start Available data
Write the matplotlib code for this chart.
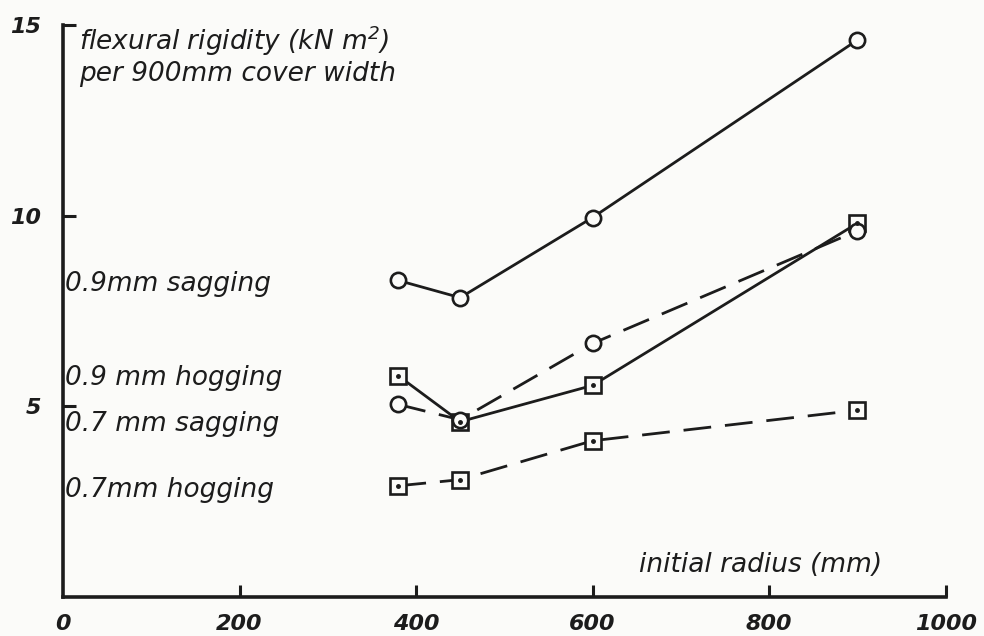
import matplotlib
matplotlib.use('Agg')
import matplotlib.pyplot as plt

# initial radius (mm)
radius = [380, 450, 600, 900]

# flexural rigidity (kN m^2) per 900mm cover width
sag_09 = [8.3, 7.85, 9.95, 14.6]
hog_09 = [5.8, 4.6, 5.55, 9.8]
sag_07 = [5.05, 4.65, 6.65, 9.6]
hog_07 = [2.92, 3.08, 4.1, 4.9]

series_labels = ['0.9mm sagging', '0.9 mm hogging', '0.7 mm sagging', '0.7mm hogging']
label_y = [8.2, 5.75, 4.55, 2.8]

x_ticks = [0, 200, 400, 600, 800, 1000]
y_ticks = [5, 10, 15]

ink = '#1c1c1c'
plt.rcParams['font.family'] = ['DejaVu Sans']
plt.rcParams['font.style'] = 'italic'
plt.rcParams['mathtext.fontset'] = 'dejavusans'
plt.rcParams['mathtext.default'] = 'it'

fig = plt.figure(figsize=(9.84, 6.36), dpi=100, facecolor='#fbfbf9')
ax = fig.add_axes([0.064, 0.061, 0.897, 0.9])
ax.set_facecolor('#fbfbf9')
ax.set_xlim(0, 1000)
ax.set_ylim(0, 15)

lw = 2.0
ms = 11

def draw(y, marker, dashed):
    style = dict(color=ink, lw=lw, marker=marker, ms=ms, mfc='#fbfbf9',
                 mec=ink, mew=1.9, zorder=3)
    line, = ax.plot(radius, y, **style)
    if dashed:
        line.set_dashes([10, 5])
    if marker == 's':
        ax.plot(radius, y, ls='none', marker='o', ms=2.5, color=ink, zorder=4)

draw(sag_09, 'o', False)
draw(hog_09, 's', False)
draw(sag_07, 'o', True)
draw(hog_07, 's', True)

for s in ['top', 'right']:
    ax.spines[s].set_visible(False)
for s in ['left', 'bottom']:
    ax.spines[s].set_linewidth(2.6)
    ax.spines[s].set_color(ink)

ax.set_xticks(x_ticks)
ax.set_yticks(y_ticks)
ax.set_xticklabels([str(t) for t in x_ticks], fontweight='bold')
ax.set_yticklabels([str(t) for t in y_ticks], fontweight='bold')
ax.tick_params(axis='both', direction='in', length=9, width=2.2, color=ink,
               labelsize=16, labelcolor=ink)
ax.tick_params(axis='x', pad=12)
ax.tick_params(axis='y', pad=16)
ax.xaxis.get_major_ticks()[0].tick1line.set_visible(False)

for txt, yy in zip(series_labels, label_y):
    ax.text(2, yy, txt, fontsize=19, color=ink, va='center', ha='left')

ax.text(18, 14.2, 'flexural rigidity (kN m$^2$)\nper 900mm cover width',
        fontsize=19, color=ink, va='center', ha='left', linespacing=1.15)
ax.text(790, 0.85, 'initial radius (mm)', fontsize=19, color=ink,
        va='center', ha='center')

fig.savefig('out.png', dpi=100, facecolor=fig.get_facecolor())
end Available data
# Exercise prompt:
Copy the listing word for word, excluding its pictures.

# Worked answer:
Write the matplotlib code for this chart.
import matplotlib
matplotlib.use('Agg')
import matplotlib.pyplot as plt

# initial radius (mm)
radius = [380, 450, 600, 900]

# flexural rigidity (kN m^2) per 900mm cover width
sag_09 = [8.3, 7.85, 9.95, 14.6]
hog_09 = [5.8, 4.6, 5.55, 9.8]
sag_07 = [5.05, 4.65, 6.65, 9.6]
hog_07 = [2.92, 3.08, 4.1, 4.9]

series_labels = ['0.9mm sagging', '0.9 mm hogging', '0.7 mm sagging', '0.7mm hogging']
label_y = [8.2, 5.75, 4.55, 2.8]

x_ticks = [0, 200, 400, 600, 800, 1000]
y_ticks = [5, 10, 15]

ink = '#1c1c1c'
plt.rcParams['font.family'] = ['DejaVu Sans']
plt.rcParams['font.style'] = 'italic'
plt.rcParams['mathtext.fontset'] = 'dejavusans'
plt.rcParams['mathtext.default'] = 'it'

fig = plt.figure(figsize=(9.84, 6.36), dpi=100, facecolor='#fbfbf9')
ax = fig.add_axes([0.064, 0.061, 0.897, 0.9])
ax.set_facecolor('#fbfbf9')
ax.set_xlim(0, 1000)
ax.set_ylim(0, 15)

lw = 2.0
ms = 11

def draw(y, marker, dashed):
    style = dict(color=ink, lw=lw, marker=marker, ms=ms, mfc='#fbfbf9',
                 mec=ink, mew=1.9, zorder=3)
    line, = ax.plot(radius, y, **style)
    if dashed:
        line.set_dashes([10, 5])
    if marker == 's':
        ax.plot(radius, y, ls='none', marker='o', ms=2.5, color=ink, zorder=4)

draw(sag_09, 'o', False)
draw(hog_09, 's', False)
draw(sag_07, 'o', True)
draw(hog_07, 's', True)

for s in ['top', 'right']:
    ax.spines[s].set_visible(False)
for s in ['left', 'bottom']:
    ax.spines[s].set_linewidth(2.6)
    ax.spines[s].set_color(ink)

ax.set_xticks(x_ticks)
ax.set_yticks(y_ticks)
ax.set_xticklabels([str(t) for t in x_ticks], fontweight='bold')
ax.set_yticklabels([str(t) for t in y_ticks], fontweight='bold')
ax.tick_params(axis='both', direction='in', length=9, width=2.2, color=ink,
               labelsize=16, labelcolor=ink)
ax.tick_params(axis='x', pad=12)
ax.tick_params(axis='y', pad=16)
ax.xaxis.get_major_ticks()[0].tick1line.set_visible(False)

for txt, yy in zip(series_labels, label_y):
    ax.text(2, yy, txt, fontsize=19, color=ink, va='center', ha='left')

ax.text(18, 14.2, 'flexural rigidity (kN m$^2$)\nper 900mm cover width',
        fontsize=19, color=ink, va='center', ha='left', linespacing=1.15)
ax.text(790, 0.85, 'initial radius (mm)', fontsize=19, color=ink,
        va='center', ha='center')

fig.savefig('out.png', dpi=100, facecolor=fig.get_facecolor())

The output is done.